Rethinking Video Super-Resolution: Towards Diffusion-Based Methods without Motion Alignment
Zhihao Zhan, Wang Pang, Xiang Zhu, Yechao Bai
TL;DR
Video super-resolution is reformulated as an inverse problem solved by Diffusion Posterior Sampling (DPS) using an unconditional video diffusion transformer operating in latent space. The method maps HR videos to a latent Z via a VAE, degrades them with a differentiable operator H, and denoises through a DiT-based unconditional diffusion model within the DPS framework to recover high-fidelity frames without explicit motion alignment. The key contribution is latent-space diffusion for 3D video priors combined with frame-degradation consistency, enabling alignment-free VSR that adapts to varying sampling conditions without retraining.
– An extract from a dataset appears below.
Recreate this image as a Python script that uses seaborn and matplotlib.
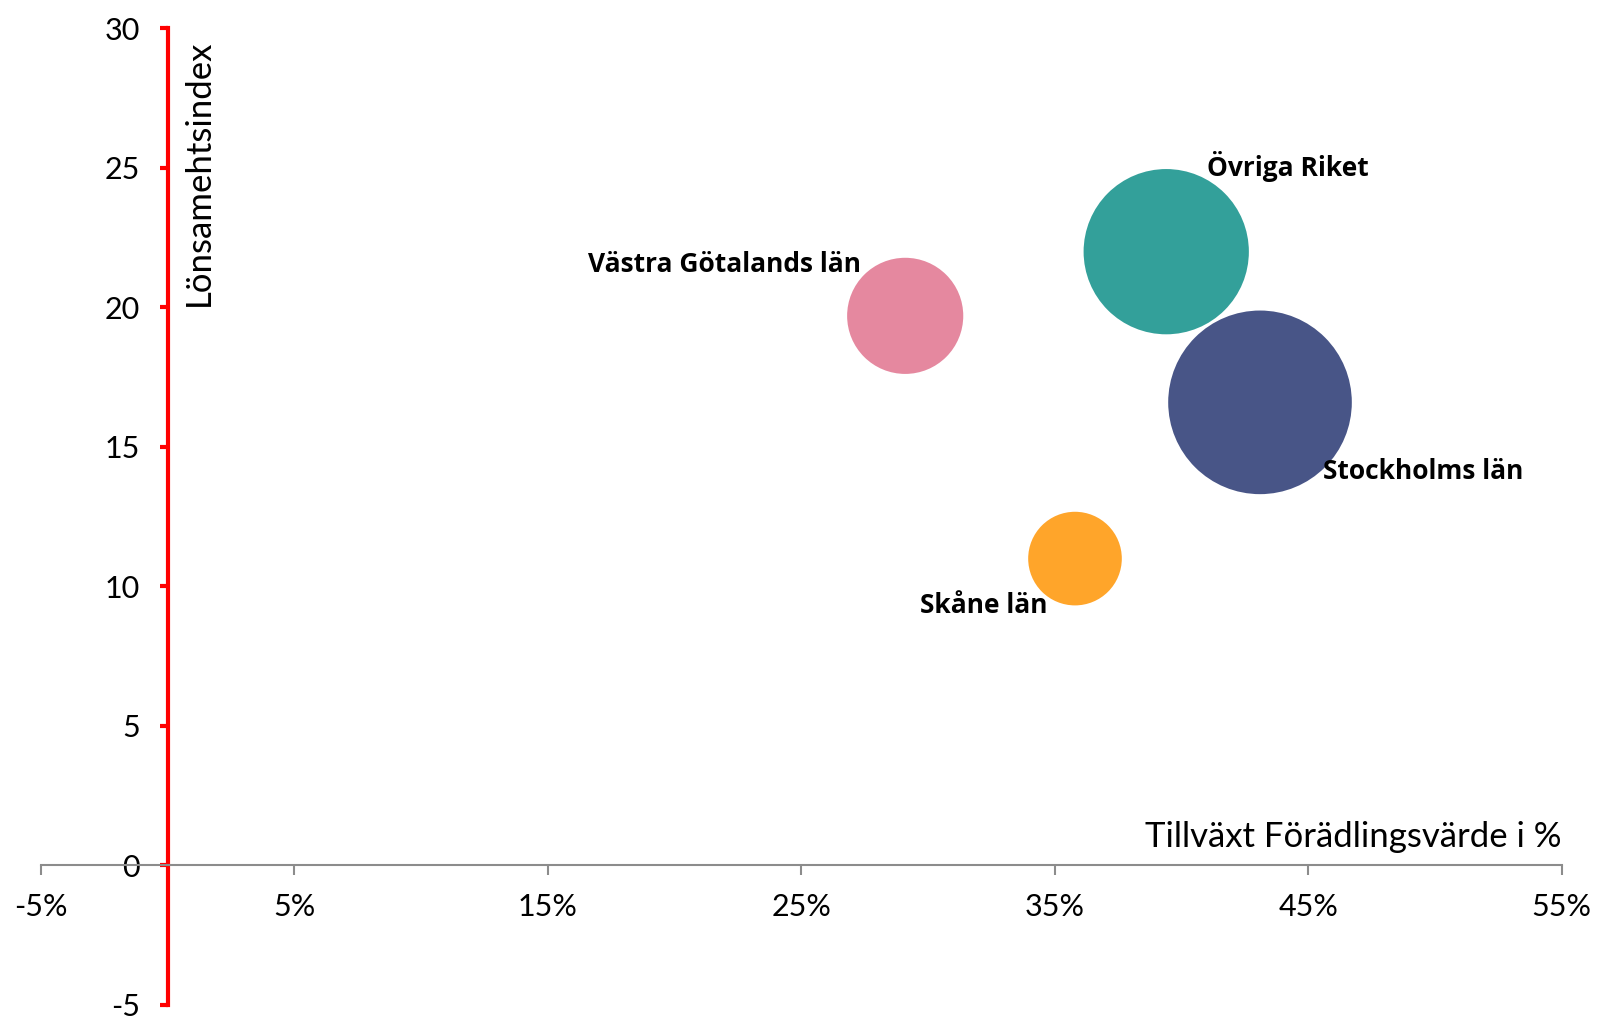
import matplotlib
matplotlib.use("Agg")
import matplotlib.pyplot as plt
import seaborn as sns
import pandas as pd
import numpy as np

# bubble data
regions = ["Västra Götalands län", "Övriga Riket", "Stockholms län", "Skåne län"]
growth = [29.1, 39.4, 43.1, 35.8]          # Tillväxt Förädlingsvärde i %
profit = [19.7, 22.0, 16.6, 11.0]          # Lönsamehtsindex
bubble = [40, 81, 100, 26]                 # relative bubble size (area)
colors = ["#E5889F", "#33A09A", "#485587", "#FFA52A"]

x_ticks = [-5, 5, 15, 25, 35, 45, 55]
y_ticks = [-5, 0, 5, 10, 15, 20, 25, 30]

# label offsets in points (dx, dy, ha)
label_pos = {"Västra Götalands län": (-32, 37, "right"),
             "Övriga Riket": (29, 61, "left"),
             "Stockholms län": (45, -50, "left"),
             "Skåne län": (-20, -34, "right")}

df = pd.DataFrame({"region": regions, "growth": growth, "profit": profit, "size": bubble})

sns.set_theme(style="white")
plt.rcParams["font.family"] = ["Lato", "DejaVu Sans"]
plt.rcParams["axes.unicode_minus"] = False
plt.rcParams["text.color"] = "black"

fig, ax = plt.subplots(figsize=(16, 10.17), dpi=100)
fig.subplots_adjust(left=0.0256, right=0.976, bottom=0.0118, top=0.972)

# biggest bubble: radius ~66 pt -> s ~ 17480 pt^2, area proportional to size
sns.scatterplot(data=df, x="growth", y="profit", hue="region", size="size",
                palette=dict(zip(regions, colors)), sizes=(0, 17480), size_norm=(0, 100),
                linewidth=0, alpha=1, legend=False, ax=ax)

for r, gx, py in zip(regions, growth, profit):
    dx, dy, ha = label_pos[r]
    ax.annotate(r, (gx, py), xytext=(dx, dy), textcoords="offset points",
                ha=ha, va="center", fontsize=19, fontweight="bold",
                family=["Open Sans", "DejaVu Sans"], color="black")

ax.set_xlim(-5, 55)
ax.set_ylim(-5, 30)
ax.set_xticks(x_ticks)
ax.set_xticklabels([f"{t}%" for t in x_ticks])
ax.set_yticks(y_ticks)

for s in ["top", "right"]:
    ax.spines[s].set_visible(False)
ax.spines["left"].set_position(("data", 0))
ax.spines["left"].set_color("red")
ax.spines["left"].set_linewidth(3)
ax.spines["bottom"].set_position(("data", 0))
ax.spines["bottom"].set_color("#8c8c8c")
ax.spines["bottom"].set_linewidth(1.5)

ax.tick_params(axis="y", which="major", left=True, direction="out", length=6, width=3,
               color="red", labelsize=22, pad=14, labelcolor="black")
ax.tick_params(axis="x", which="major", bottom=True, direction="out", length=7, width=1.5,
               color="#8c8c8c", labelsize=22, pad=13, labelcolor="black")

ax.set_xlabel("")
ax.set_ylabel("")
ax.text(55, 0.45, "Tillväxt Förädlingsvärde i %", ha="right", va="bottom",
        fontsize=25, color="black")
ax.text(0.6, 29.6, "Lönsamehtsindex", rotation=90, ha="left", va="top",
        fontsize=25, color="black")

ax.grid(False)
fig.savefig("out.png", dpi=100)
Empirical results on synthetic Moving MNIST and real BAIR data demonstrate that inter-frame information improves restoration, with substantial gains over motion-estimation baselines and robustness to aliasing as the number of observed frames increases.
Abstract
In this work, we rethink the approach to video super-resolution by introducing a method based on the Diffusion Posterior Sampling framework, combined with an unconditional video diffusion transformer operating in latent space. The video generation model, a diffusion transformer, functions as a space-time model. We argue that a powerful model, which learns the physics of the real world, can easily handle various kinds of motion patterns as prior knowledge, thus eliminating the need for explicit estimation of optical flows or motion parameters for pixel alignment. Furthermore, a single instance of the proposed video diffusion transformer model can adapt to different sampling conditions without re-training. Empirical results on synthetic and real-world datasets illustrate the feasibility of diffusion-based, alignment-free video super-resolution.